After the Anderson misfits finally filed the "complaint," the insincere apology express of the Anderson campaign left the train station. Here’s when all the campaign HaHa moments began: The campaign’s chief weasel twit "strategist" (Austin consultant) said the "complaint," not being received in DC, was a "clerical error" on the feds part; Anderson then reached deep into his political dirty trick bag and blamed the non-receipt issue on a faulty "fax machine;" and the Republican Party of Texas, who paid for and mailed the bogus information, depended on divine guidance ("in all good faith" as they stated) as their rationale for the dirty trick information reaching unsuspecting voters as early voting started. Unbelievable!
To make this long and sordid political dirty trick saga shorter, here’s a brief takeaway: The feds did rule the "complaint" was invalid and dismissed the item; Anderson and his campaign failed to provide verifiable detail or offer acceptable apologies for the bogus information in the early voter mailing; The valid questions surrounding the timing and mailing of the misinformation have yet to be resolved (see 10-31-14 CCR report for unanswered questions); and Anderson continues to flit about Irving as if nothing unusual in his campaign has occurred. How pitiful!
Additionally, Anderson has not personally taken credit or accepted the blame for the dastardly dirty deed of his 11th hour scandalous and unprincipled campaign mailer.
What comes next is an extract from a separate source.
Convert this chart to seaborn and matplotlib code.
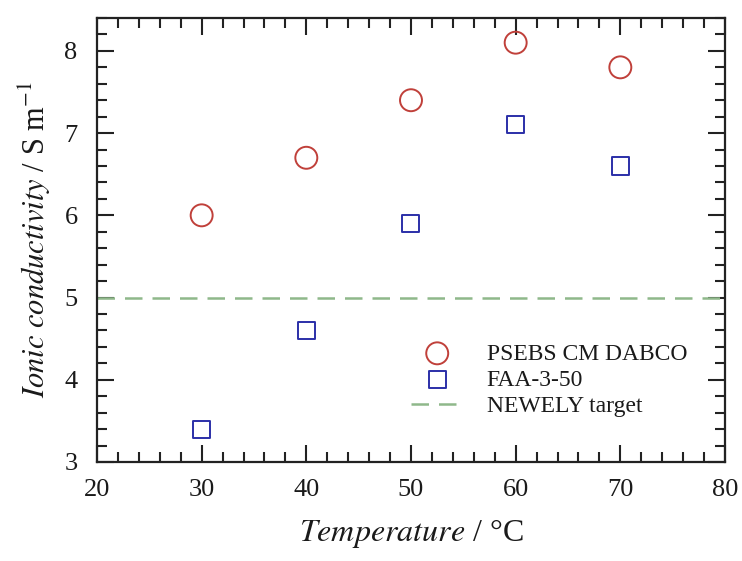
import pandas as pd
import seaborn as sns
import matplotlib.pyplot as plt
from matplotlib.ticker import MultipleLocator

# Data
temperature = [30, 40, 50, 60, 70]
psebs_cm_dabco = [6.0, 6.7, 7.4, 8.1, 7.8]
faa_3_50 = [3.4, 4.6, 5.9, 7.1, 6.6]
newely_target = 5.0

sns.set_theme(style='ticks')
plt.rcParams['font.family'] = ['Liberation Serif', 'DejaVu Serif']
plt.rcParams['mathtext.fontset'] = 'stix'
plt.rcParams['text.color'] = '#1a1a1a'
plt.rcParams['axes.labelcolor'] = '#1a1a1a'
plt.rcParams['xtick.labelcolor'] = '#1a1a1a'
plt.rcParams['ytick.labelcolor'] = '#1a1a1a'

fig = plt.figure(figsize=(7.42, 5.61), dpi=100)
ax = fig.add_axes([0.1307, 0.1765, 0.8464, 0.7914])

red = '#c0403a'
blue = '#2b2fa8'
green = '#8fb88a'

sns.scatterplot(x=temperature, y=psebs_cm_dabco, marker='o', s=250,
                facecolors='none', edgecolors=red, linewidth=1.4,
                label='PSEBS CM DABCO', ax=ax)
sns.scatterplot(x=temperature, y=faa_3_50, marker='s', s=150,
                facecolors='none', edgecolors=blue, linewidth=1.4,
                label='FAA-3-50', ax=ax)
ax.axhline(newely_target, color=green, lw=1.8, ls=(0, (7, 4)),
           label='NEWELY target')

ax.set_xlim(20, 80)
ax.set_ylim(3, 8.4)
ax.xaxis.set_major_locator(MultipleLocator(10))
ax.xaxis.set_minor_locator(MultipleLocator(2))
ax.yaxis.set_major_locator(MultipleLocator(1))
ax.yaxis.set_minor_locator(MultipleLocator(0.2))
ax.tick_params(which='both', direction='in', top=True, right=True,
               labelsize=19, width=1.5, color='#222222')
ax.tick_params(which='major', length=12)
ax.tick_params(which='minor', length=7)
ax.tick_params(axis='x', which='major', pad=12)
ax.tick_params(axis='y', which='major', pad=14)
for sp in ax.spines.values():
    sp.set_linewidth(1.6)
    sp.set_color('#222222')

ax.set_xlabel('$\\it{Temperature}$ / °C', fontsize=23, labelpad=12)
ax.set_ylabel('$\\it{Ionic\\ conductivity}$ / S m$^{-1}$', fontsize=22, labelpad=8)

ax.legend(loc='lower right', bbox_to_anchor=(0.955, 0.08), frameon=False,
          fontsize=17, handlelength=2.2, labelspacing=0.2, handletextpad=1.0,
          borderaxespad=0)

fig.savefig('out.png', dpi=100)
And this is why staff of the CCR has designated all of Anderson’s activities in his campaign as: Bogus-gate "Complaint!" (Can you hear Richard Nixon snickering...now?)"
Should the Anderson campaign be open for any last ditch efforts to secure a few additional Tea-sucking votes in Irving, staff of the CCR would offer this as a 12th hour campaign bumper sticker for their use: Vote for a character, not someone with character.
Well, dear readers, the ball is now in your court. Are you going to allow a smarmy politico to double-dribble Irving’s best interest in Austin for two years? Or will you steal the ball, race down the court and swish a 3-pointer as the game clock hits 00:00?
Remember, winning by just one point is still winning.